WASHINGTON (Reuters) - People living in the United States could travel to Cuba more often and visit a broader list of family members under legislation approved by a congressional panel on Tuesday.
A House of Representatives appropriations panel embraced the liberalized travel initiative, which faces several more legislative steps over the next few months and likely would be opposed by the Bush administration.
Under a proposal that funds several federal agencies next year including the Treasury Department, which oversees Cuba travel and trade restrictions, travelers would be able to visit close relatives in Cuba once a year, instead of the current once-every-three-years restriction.

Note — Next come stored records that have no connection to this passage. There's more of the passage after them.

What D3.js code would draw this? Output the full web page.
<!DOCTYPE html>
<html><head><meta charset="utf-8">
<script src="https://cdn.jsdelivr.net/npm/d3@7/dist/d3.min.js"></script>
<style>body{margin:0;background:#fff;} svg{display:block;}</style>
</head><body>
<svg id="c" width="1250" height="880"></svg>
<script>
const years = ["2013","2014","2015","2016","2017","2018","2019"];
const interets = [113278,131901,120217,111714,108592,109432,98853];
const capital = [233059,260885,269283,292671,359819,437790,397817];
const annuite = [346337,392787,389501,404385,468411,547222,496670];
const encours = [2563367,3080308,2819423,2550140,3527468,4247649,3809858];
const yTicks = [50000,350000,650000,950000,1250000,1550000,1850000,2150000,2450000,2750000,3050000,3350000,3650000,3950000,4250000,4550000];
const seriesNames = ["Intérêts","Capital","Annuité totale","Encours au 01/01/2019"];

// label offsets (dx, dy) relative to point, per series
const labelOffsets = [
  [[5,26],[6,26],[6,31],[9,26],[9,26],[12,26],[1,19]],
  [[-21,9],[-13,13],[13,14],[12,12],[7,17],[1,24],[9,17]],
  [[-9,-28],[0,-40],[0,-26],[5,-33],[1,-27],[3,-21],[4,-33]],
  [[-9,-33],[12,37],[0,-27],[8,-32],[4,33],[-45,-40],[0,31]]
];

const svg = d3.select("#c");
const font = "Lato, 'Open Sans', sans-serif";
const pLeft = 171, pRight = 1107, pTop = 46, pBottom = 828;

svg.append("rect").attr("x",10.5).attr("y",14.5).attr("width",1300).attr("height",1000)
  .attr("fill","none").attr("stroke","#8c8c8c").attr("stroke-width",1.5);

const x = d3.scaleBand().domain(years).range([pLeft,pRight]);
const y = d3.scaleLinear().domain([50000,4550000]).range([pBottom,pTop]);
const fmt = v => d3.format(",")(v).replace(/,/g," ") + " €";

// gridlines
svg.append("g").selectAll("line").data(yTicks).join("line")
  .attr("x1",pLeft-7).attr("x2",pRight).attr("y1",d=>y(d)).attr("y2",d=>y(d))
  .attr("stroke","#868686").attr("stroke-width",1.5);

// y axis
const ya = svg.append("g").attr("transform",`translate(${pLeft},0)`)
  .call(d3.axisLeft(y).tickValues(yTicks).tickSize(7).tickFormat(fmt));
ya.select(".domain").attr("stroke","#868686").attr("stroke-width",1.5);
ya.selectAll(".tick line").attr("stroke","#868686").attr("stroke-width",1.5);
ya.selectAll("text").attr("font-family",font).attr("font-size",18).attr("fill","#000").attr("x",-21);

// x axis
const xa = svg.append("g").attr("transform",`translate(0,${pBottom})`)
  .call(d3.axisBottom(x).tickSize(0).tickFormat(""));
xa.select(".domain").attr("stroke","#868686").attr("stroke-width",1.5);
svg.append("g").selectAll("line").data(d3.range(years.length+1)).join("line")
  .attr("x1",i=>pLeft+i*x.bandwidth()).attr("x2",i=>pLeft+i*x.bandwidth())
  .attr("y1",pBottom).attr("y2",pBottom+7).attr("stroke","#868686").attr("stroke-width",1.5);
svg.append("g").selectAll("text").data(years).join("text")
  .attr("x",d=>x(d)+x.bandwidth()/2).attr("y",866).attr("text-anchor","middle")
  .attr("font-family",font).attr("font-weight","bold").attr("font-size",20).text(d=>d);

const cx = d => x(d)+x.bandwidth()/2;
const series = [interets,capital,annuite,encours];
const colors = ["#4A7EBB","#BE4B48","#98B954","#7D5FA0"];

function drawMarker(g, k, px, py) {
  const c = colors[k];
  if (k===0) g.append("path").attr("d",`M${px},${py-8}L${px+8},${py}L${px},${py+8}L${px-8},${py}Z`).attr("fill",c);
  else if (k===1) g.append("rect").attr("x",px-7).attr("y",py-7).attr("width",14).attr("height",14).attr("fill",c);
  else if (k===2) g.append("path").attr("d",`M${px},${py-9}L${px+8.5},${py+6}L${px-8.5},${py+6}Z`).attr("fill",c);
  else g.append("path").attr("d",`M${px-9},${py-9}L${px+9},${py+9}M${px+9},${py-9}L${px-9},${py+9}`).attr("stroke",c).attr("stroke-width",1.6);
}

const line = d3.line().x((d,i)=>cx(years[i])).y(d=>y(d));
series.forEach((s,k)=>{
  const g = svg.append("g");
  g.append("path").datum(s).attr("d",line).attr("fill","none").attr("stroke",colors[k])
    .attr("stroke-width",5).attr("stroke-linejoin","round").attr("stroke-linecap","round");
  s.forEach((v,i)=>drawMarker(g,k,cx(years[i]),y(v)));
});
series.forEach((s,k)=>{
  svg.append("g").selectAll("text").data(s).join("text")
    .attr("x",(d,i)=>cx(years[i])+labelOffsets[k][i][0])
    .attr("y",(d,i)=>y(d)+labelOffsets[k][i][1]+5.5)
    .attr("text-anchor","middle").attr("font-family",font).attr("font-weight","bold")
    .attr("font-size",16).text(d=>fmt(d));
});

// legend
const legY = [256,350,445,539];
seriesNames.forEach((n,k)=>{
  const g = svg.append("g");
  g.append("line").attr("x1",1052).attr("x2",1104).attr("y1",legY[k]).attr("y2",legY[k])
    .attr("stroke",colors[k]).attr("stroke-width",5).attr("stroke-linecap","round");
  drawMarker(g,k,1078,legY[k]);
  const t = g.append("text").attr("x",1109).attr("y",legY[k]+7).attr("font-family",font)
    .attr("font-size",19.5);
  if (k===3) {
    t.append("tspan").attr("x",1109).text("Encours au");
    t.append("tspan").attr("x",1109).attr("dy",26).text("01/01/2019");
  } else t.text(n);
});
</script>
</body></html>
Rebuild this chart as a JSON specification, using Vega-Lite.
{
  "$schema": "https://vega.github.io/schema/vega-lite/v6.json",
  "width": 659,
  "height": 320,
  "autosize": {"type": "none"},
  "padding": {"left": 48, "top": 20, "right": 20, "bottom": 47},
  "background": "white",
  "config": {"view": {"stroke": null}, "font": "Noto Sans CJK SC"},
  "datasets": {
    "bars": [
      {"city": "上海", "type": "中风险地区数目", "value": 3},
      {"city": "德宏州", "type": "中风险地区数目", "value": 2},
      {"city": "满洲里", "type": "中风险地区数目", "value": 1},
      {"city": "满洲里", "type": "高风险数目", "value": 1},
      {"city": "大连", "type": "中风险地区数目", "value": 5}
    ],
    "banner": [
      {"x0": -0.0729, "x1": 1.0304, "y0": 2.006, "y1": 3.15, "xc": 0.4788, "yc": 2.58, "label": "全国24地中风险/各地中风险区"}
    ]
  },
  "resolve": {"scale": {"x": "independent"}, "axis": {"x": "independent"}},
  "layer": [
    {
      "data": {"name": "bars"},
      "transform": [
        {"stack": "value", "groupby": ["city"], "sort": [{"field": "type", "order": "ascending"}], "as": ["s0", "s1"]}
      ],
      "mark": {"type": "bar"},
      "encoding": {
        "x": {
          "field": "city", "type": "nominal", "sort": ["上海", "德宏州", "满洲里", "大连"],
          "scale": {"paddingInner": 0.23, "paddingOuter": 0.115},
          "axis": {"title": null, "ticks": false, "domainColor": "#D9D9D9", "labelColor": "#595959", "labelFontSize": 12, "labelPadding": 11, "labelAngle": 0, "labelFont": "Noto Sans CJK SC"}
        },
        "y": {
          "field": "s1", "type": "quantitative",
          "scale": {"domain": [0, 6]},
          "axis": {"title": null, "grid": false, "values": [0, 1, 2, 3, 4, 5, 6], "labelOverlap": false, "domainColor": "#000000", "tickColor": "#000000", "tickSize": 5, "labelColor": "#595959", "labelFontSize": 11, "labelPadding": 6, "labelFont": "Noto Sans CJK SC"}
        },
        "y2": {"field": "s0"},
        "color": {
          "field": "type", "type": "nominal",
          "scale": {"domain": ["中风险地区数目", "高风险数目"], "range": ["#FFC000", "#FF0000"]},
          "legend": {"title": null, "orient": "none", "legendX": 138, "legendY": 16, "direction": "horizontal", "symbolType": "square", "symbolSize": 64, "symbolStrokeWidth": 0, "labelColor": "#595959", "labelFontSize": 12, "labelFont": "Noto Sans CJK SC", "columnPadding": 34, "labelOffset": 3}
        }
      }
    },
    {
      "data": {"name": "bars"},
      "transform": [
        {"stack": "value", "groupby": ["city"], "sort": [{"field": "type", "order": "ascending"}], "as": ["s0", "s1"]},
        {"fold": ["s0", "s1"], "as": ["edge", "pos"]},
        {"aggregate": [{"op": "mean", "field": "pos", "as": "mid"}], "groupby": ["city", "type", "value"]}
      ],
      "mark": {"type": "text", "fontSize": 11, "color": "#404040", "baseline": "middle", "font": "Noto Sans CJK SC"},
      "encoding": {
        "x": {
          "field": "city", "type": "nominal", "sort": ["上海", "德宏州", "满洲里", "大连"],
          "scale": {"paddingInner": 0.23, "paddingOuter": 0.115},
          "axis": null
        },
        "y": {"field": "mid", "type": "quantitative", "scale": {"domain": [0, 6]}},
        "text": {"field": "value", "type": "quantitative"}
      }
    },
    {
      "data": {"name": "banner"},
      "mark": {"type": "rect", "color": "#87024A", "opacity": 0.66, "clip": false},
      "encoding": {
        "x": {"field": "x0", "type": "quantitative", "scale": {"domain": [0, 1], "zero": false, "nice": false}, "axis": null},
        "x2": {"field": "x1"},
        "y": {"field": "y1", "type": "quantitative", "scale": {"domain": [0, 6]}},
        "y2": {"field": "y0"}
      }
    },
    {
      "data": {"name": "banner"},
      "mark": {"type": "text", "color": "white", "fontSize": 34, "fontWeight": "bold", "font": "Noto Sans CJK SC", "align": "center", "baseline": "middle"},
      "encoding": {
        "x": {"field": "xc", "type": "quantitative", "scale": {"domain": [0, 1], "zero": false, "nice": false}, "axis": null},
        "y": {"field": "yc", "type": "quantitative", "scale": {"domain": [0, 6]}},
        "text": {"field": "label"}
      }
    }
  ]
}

The list of eligible family members U.S. residents could visit in Cuba would grow from immediate relatives to include first-cousins, uncles and aunts.
“This is not a concession to the Cuban government. This is a concession to Cuban Americans who keep asking for it,” said Rep. Jose Serrano, the chairman of the appropriations panel that is advancing the legislation.
“There is no reason to place harsh restrictions on those who simply wish to visit close family members,” he added, detailing existing impediments for visiting sick relatives in Cuba.
The legislation, which could clear the House next month, also would further normalize U.S. agriculture trade with Cuba by removing an obstacle that forces Cuban importers to prepay all shipments, instead of when the commodities are delivered.
Similar travel and trade measures have been offered in Congress in the past, only to fail in the face of White House opposition.
The United States has imposed strict trade and travel restrictions on Cuba since the 1960s to punish the Communist-run island.